La seconda condizione è l’abolizione della vita familiare, abolizione che deriva dalla partecipazione delle donne alla vita dello Stato a livello della più perfetta eguaglianza con gli uomini ed alla sola condizione della loro capacità. Le unioni tra uomo e donna sono stabilite dallo Stato in vista della procreazione di figli sani. E i figli vengono allevati e educati dallo Stato che diventa tutto una sola grande famiglia. Queste due condizioni rendono possibile uno Stato secondo giustizia, sempre, s’intende, che si verifichi l’altra condizione: che il governo sia dato ai filosofi.

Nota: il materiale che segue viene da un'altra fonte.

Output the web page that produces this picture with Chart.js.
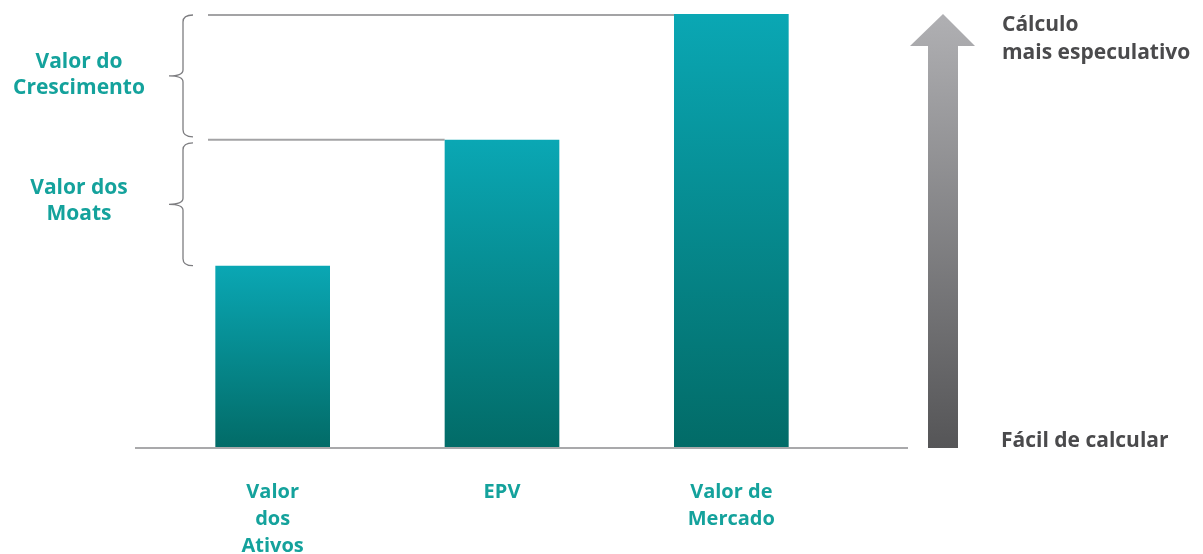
<!DOCTYPE html>
<html>
<head>
<meta charset="utf-8">
<script src="https://cdn.jsdelivr.net/npm/chart.js@4"></script>
<style>
  html, body { margin: 0; padding: 0; background: #fff; }
  #wrap { width: 1203px; height: 554px; }
</style>
</head>
<body>
<div id="wrap"><canvas id="chart" width="1203" height="554"></canvas></div>
<script>
// data
const categories = [['Valor', 'dos', 'Ativos'], 'EPV', ['Valor de', 'Mercado']]
const values = [42, 71, 100]
const braceLabels = [['Valor do', 'Crescimento'], ['Valor dos', 'Moats']]
const arrowTop = ['Cálculo', 'mais especulativo']
const arrowBottom = 'Fácil de calcular'

const TEAL = '#14a29c'
const GREY_TEXT = '#4a4a4c'
const FONT = '"Open Sans", sans-serif'

function barGradient(ctx) {
  const chart = ctx.chart
  const y = chart.scales.y
  if (!chart.chartArea || !y) return '#0a8f96'
  const v = ctx.raw
  const top = y.getPixelForValue(v)
  const bottom = y.getPixelForValue(0)
  const g = chart.ctx.createLinearGradient(0, top, 0, bottom)
  g.addColorStop(0, '#0aa7b4')
  g.addColorStop(1, '#026b67')
  return g
}

function brace(c, x, y1, y2) {
  // curly brace opening to the right
  const mid = (y1 + y2) / 2
  c.beginPath()
  c.moveTo(x + 10, y1)
  c.quadraticCurveTo(x, y1, x, y1 + 7)
  c.lineTo(x, mid - 6)
  c.quadraticCurveTo(x, mid, x - 14, mid)
  c.quadraticCurveTo(x, mid, x, mid + 6)
  c.lineTo(x, y2 - 7)
  c.quadraticCurveTo(x, y2, x + 10, y2)
  c.stroke()
}

const extras = {
  id: 'extras',
  beforeDatasetsDraw(chart) {
    const c = chart.ctx
    const bars = chart.getDatasetMeta(0).data
    c.save()
    // reference lines from bar tops back to the braces
    c.strokeStyle = '#a3a3a5'
    c.lineWidth = 2
    ;[1, 2].forEach(i => {
      const b = bars[i]
      const yy = Math.max(b.y, chart.chartArea.top + 1)
      c.beginPath()
      c.moveTo(208, yy)
      c.lineTo(b.x - b.width / 2, yy)
      c.stroke()
    })
    c.restore()
  },
  afterDatasetsDraw(chart) {
    const c = chart.ctx
    const y = chart.scales.y
    const area = chart.chartArea
    const base = y.getPixelForValue(0)
    c.save()

    // baseline
    c.strokeStyle = '#a9a9ab'
    c.lineWidth = 2
    c.beginPath()
    c.moveTo(135, base)
    c.lineTo(908, base)
    c.stroke()

    // braces
    c.strokeStyle = '#7d7d80'
    c.lineWidth = 1.3
    const t0 = Math.max(y.getPixelForValue(values[2]), area.top + 1)
    const t1 = y.getPixelForValue(values[1])
    const t2 = y.getPixelForValue(values[0])
    brace(c, 183, t0, t1 - 3)
    brace(c, 183, t1 + 3, t2)

    // brace labels
    c.fillStyle = TEAL
    c.font = 'bold 21px ' + FONT
    c.textAlign = 'center'
    c.textBaseline = 'middle'
    const mids = [(t0 + t1) / 2, (t1 + t2) / 2]
    braceLabels.forEach((lines, i) => {
      lines.forEach((s, j) => {
        c.fillText(s, 79, mids[i] - 15 + j * 26)
      })
    })

    // arrow on the right
    const cx = 943
    const tip = area.top
    const g = c.createLinearGradient(0, tip, 0, base)
    g.addColorStop(0, '#b0b0b3')
    g.addColorStop(1, '#555557')
    c.fillStyle = g
    c.beginPath()
    c.moveTo(cx, tip)
    c.lineTo(cx + 32, tip + 32)
    c.lineTo(cx + 15, tip + 32)
    c.lineTo(cx + 15, base)
    c.lineTo(cx - 15, base)
    c.lineTo(cx - 15, tip + 32)
    c.lineTo(cx - 33, tip + 32)
    c.closePath()
    c.fill()

    c.fillStyle = GREY_TEXT
    c.font = 'bold 21px ' + FONT
    c.textAlign = 'left'
    arrowTop.forEach((s, j) => c.fillText(s, 1002, 25 + j * 28))
    c.fillText(arrowBottom, 1001, 441)
    c.restore()
  }
}

new Chart('chart', {
  type: 'bar',
  data: {
    labels: categories,
    datasets: [{
      data: values,
      backgroundColor: barGradient,
      borderWidth: 0,
      barPercentage: 1,
      categoryPercentage: 0.5
    }]
  },
  options: {
    responsive: false,
    animation: false,
    layout: { padding: { left: 158, right: 357, top: 14, bottom: 0 } },
    plugins: { legend: { display: false }, tooltip: { enabled: false } },
    scales: {
      x: {
        grid: { display: false, drawTicks: false },
        border: { display: false },
        afterFit: s => { s.height = 106 },
        ticks: {
          color: TEAL,
          padding: 31,
          maxRotation: 0,
          autoSkip: false,
          font: { family: FONT, weight: 'bold', size: 20, lineHeight: 1.35 }
        }
      },
      y: { display: false, min: 0, max: 100 }
    }
  },
  plugins: [extras]
})
</script>
</body>
</html>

Non bisogna dimenticare che la natura della giustizia, per Platone, riceve indirettamente luce dalla determinazione dell’ingiustizia. Lo Stato, di cui Platone parla, è lo Stato aristocratico, in cui il governo appartiene ai migliori. Ma esso non corrisponde a nessuna delle forme di governo esistenti.

Queste sono tutte degenerazioni dello Stato perfetto; e i tipi d’uomo corrispondenti sono degenerazioni dell’uomo giusto, che è uno in sé e con la comunità, perché è fedele al suo compito. Tre sono le degenerazioni dello Stato e tre le corrispondenti degenerazioni del singolo.

La prima è la timocrazia, governo fondato sull’onore, che nasce quando i governanti si appropriano di terre e di case; ad esso corrisponde l’uomo timocratico, ambizioso e amante del comando e degli onori, ma diffidente verso i sapienti.

La seconda forma è l’oligarchia, governo fondato sul censo, in cui comandano i ricchi; ad esso corrisponde l’uomo avido di ricchezze, parsimonioso e laborioso.

La terza forma è la democrazia, nella quale i cittadini sono liberi e ad ognuno è lecito di fare quello che vuole; ad essa corrisponde l’uomo democratico che non è parsimonioso come l’oligarchico, ma tende ad abbandonarsi a desideri smodati.

Infine la più bassa di tutte le forme di governo è la tirannide, che spesso nasce dall’eccessiva libertà della democrazia. E’ la forma più spregevole perché il tiranno, per guardarsi dall’odio dei cittadini, deve circondarsi degli individui peggiori. L’uomo tirannico è schiavo delle sue passioni alle quali si abbandona disordinatamente ed è il più infelice degli uomini.